Many thanks to Nobu Konno for the photograph, who came all the way from Japan for the course (and a whirlwind tour of the UK).
Tuesday, 2 April 2013
'The Devil's Slide' is a 400 foot slab of granite on the island of Lundy. This small island, 3 miles by 1 mile, is 10 miles off the N. Devon coast. It is owned by the National Trust and is accessible only by sea or air.
We travelled there by boat, the MS Oldenburg, some years back. There are hardly any trees to speak of. It's like a mini Dartmoor, all on it's own in the middle of the sea. The coastline is very rugged, as you can see from this painting. There are similar views where I live in S. Devon, which I find very inspiring.
I used a limited palette for this painting. My intention was to depict the play of sunlight and shadow and give some kind of feel of distance.
Sunday, 31 March 2013
I chose this unusual format for the painting, as I thought the narrow shape lent itself to the street scene.
Totnes is just a short bus ride away from us, and is a place I visit often. The town dates back to AD 907. It has many ancient buildings, including a Norman Castle, and is said to contain more listed buildings than any other town.
Scenes looking up, or down, a hill make interesting subjects and are a real test of your grip of the laws of perspective.
Thursday, 28 March 2013
Boatyards can be inspiring locations for artists. All those boats... and junk! This boat was being worked on, surrounded by crates, boxes, ropes and everything else you'd expect to see in a boatyard.

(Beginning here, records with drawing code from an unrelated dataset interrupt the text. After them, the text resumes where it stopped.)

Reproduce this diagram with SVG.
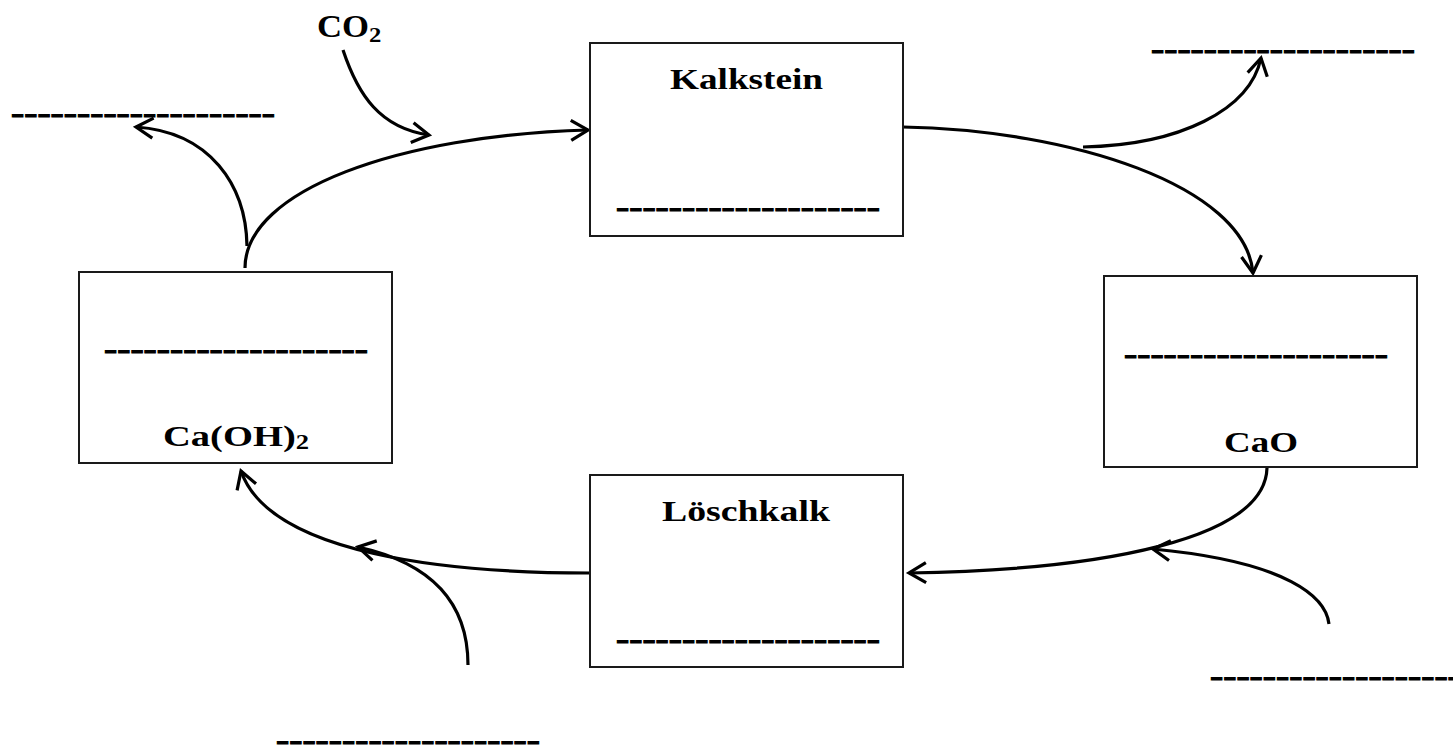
<svg xmlns="http://www.w3.org/2000/svg" width="1453" height="747" viewBox="0 0 1453 747">
<style>
.box{fill:#fff;stroke:#1a1a1a;stroke-width:2}
.t{font-family:"Liberation Serif","Times New Roman",serif;font-weight:bold;font-size:29px;fill:#000}
.d{font-family:"Liberation Serif","Times New Roman",serif;font-weight:bold;font-size:29px;fill:#000;stroke:#000;stroke-width:1}
.c{fill:none;stroke:#000;stroke-width:3.2;marker-end:url(#ah)}
</style>
<defs>
<marker id="ah" markerUnits="userSpaceOnUse" viewBox="-20 -12 22 24" refX="0" refY="0" markerWidth="22" markerHeight="24" orient="auto" overflow="visible">
<path d="M-17,-10 L0,0 L-17,10" fill="none" stroke="#000" stroke-width="3.2" stroke-linejoin="miter"/>
</marker>
</defs>
<rect width="1453" height="747" fill="#fff"/>
<g id="connectors">
<path class="c" d="M245,268 C245,190 400,135 588,130"/>
<path class="c" d="M247,246 C246,185 210,132 136,127"/>
<path class="c" d="M343,50 C358,95 380,128 429,135"/>
<path class="c" d="M903,127 C1070,130 1245,185 1253,273"/>
<path class="c" d="M1083,147 C1180,145 1250,110 1261,58"/>
<path class="c" d="M1267,468 C1265,540 1100,570 909,573"/>
<path class="c" d="M1329,624 C1326,598 1290,562 1153,549"/>
<path class="c" d="M590,573 C450,573 270,555 241,471"/>
<path class="c" d="M468,665 C468,610 440,565 358,547"/>
</g>
<g id="kalkstein">
<rect class="box" x="590" y="43" width="313" height="193"/>
<text class="t" x="670" y="89" textLength="153" lengthAdjust="spacingAndGlyphs">Kalkstein</text>
<text class="d" x="616" y="217" textLength="264" lengthAdjust="spacingAndGlyphs">--------------------</text>
</g>
<g id="cao">
<rect class="box" x="1104" y="276" width="313" height="191"/>
<text class="d" x="1124" y="364" textLength="264" lengthAdjust="spacingAndGlyphs">--------------------</text>
<text class="t" x="1224" y="452" textLength="74" lengthAdjust="spacingAndGlyphs">CaO</text>
</g>
<g id="loeschkalk">
<rect class="box" x="590" y="475" width="313" height="192"/>
<text class="t" x="662" y="521" textLength="168" lengthAdjust="spacingAndGlyphs">Löschkalk</text>
<text class="d" x="616" y="649" textLength="264" lengthAdjust="spacingAndGlyphs">--------------------</text>
</g>
<g id="caoh2">
<rect class="box" x="79" y="272" width="313" height="191"/>
<text class="d" x="104" y="359" textLength="264" lengthAdjust="spacingAndGlyphs">--------------------</text>
<text class="t" transform="translate(163,446) scale(1.33,1)">Ca(OH)<tspan style="font-size:20px" dy="3">2</tspan></text>
</g>
<g id="co2">
<text class="t" style="font-size:31px" transform="translate(317,37) scale(1.12,1)">CO<tspan style="font-size:22px" dy="5">2</tspan></text>
</g>
<g id="blank-top-left">
<text class="d" x="11" y="123" textLength="264" lengthAdjust="spacingAndGlyphs">--------------------</text>
</g>
<g id="blank-top-right">
<text class="d" x="1151" y="59" textLength="264" lengthAdjust="spacingAndGlyphs">--------------------</text>
</g>
<g id="blank-bottom-right">
<text class="d" x="1210" y="686" textLength="264" lengthAdjust="spacingAndGlyphs">--------------------</text>
</g>
<g id="blank-bottom-left">
<text class="d" x="276" y="750" textLength="264" lengthAdjust="spacingAndGlyphs">--------------------</text>
</g>
</svg>
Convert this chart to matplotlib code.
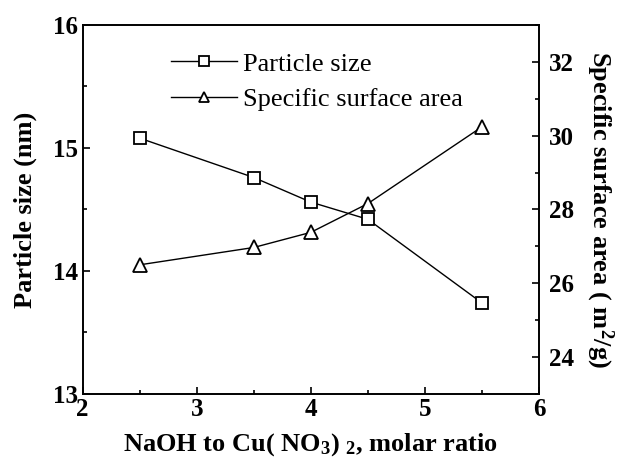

What made me take a second look though, was the effect of strong sunlight. It can transform something you'd normally walk by, into something special.
What you can't see is the large, white boat just to the left. This was responsible for the lovely reflected light that you can see in the shadows. It bounced light into the side of the boat and made it something worth painting.
Wednesday, 27 March 2013
This peaceful little cove is quite near to where we live. It was a warm, hazy scene and I wanted this to come through in the painting. After drawing the outline onto a sheet of stretched paper, I diluted several colours, separately, in the wells of my palette (cobalt blue, raw sienne, raw umber & alizarin crimson).
I then wetted the entire surface of the sheet with clean water. After allowing this to settle in, I began dropping in these colours, wet-in-wet, allowing them to mix on the paper. This inititial wash creates a very atmospheric look, which will influence any washes that are applied on top.
Once dry, I began working from the distant headland to the foreground, with wet-on-dry washes.
I don't know what it is about old wrecks like this, but they make irresistible subjects for many artists and I'm no different.
What makes it interesting for me personally, is the light and shade effect and the way that the light is visible through the cracks in the hull.
This rests by the Exeter Canal, just along by the Turf Locks hotel. We ended up here after a long walk from the relatively busy city, along the canal path, to the very peaceful spot here.
I chose a very limited palette to keep the colours subtle.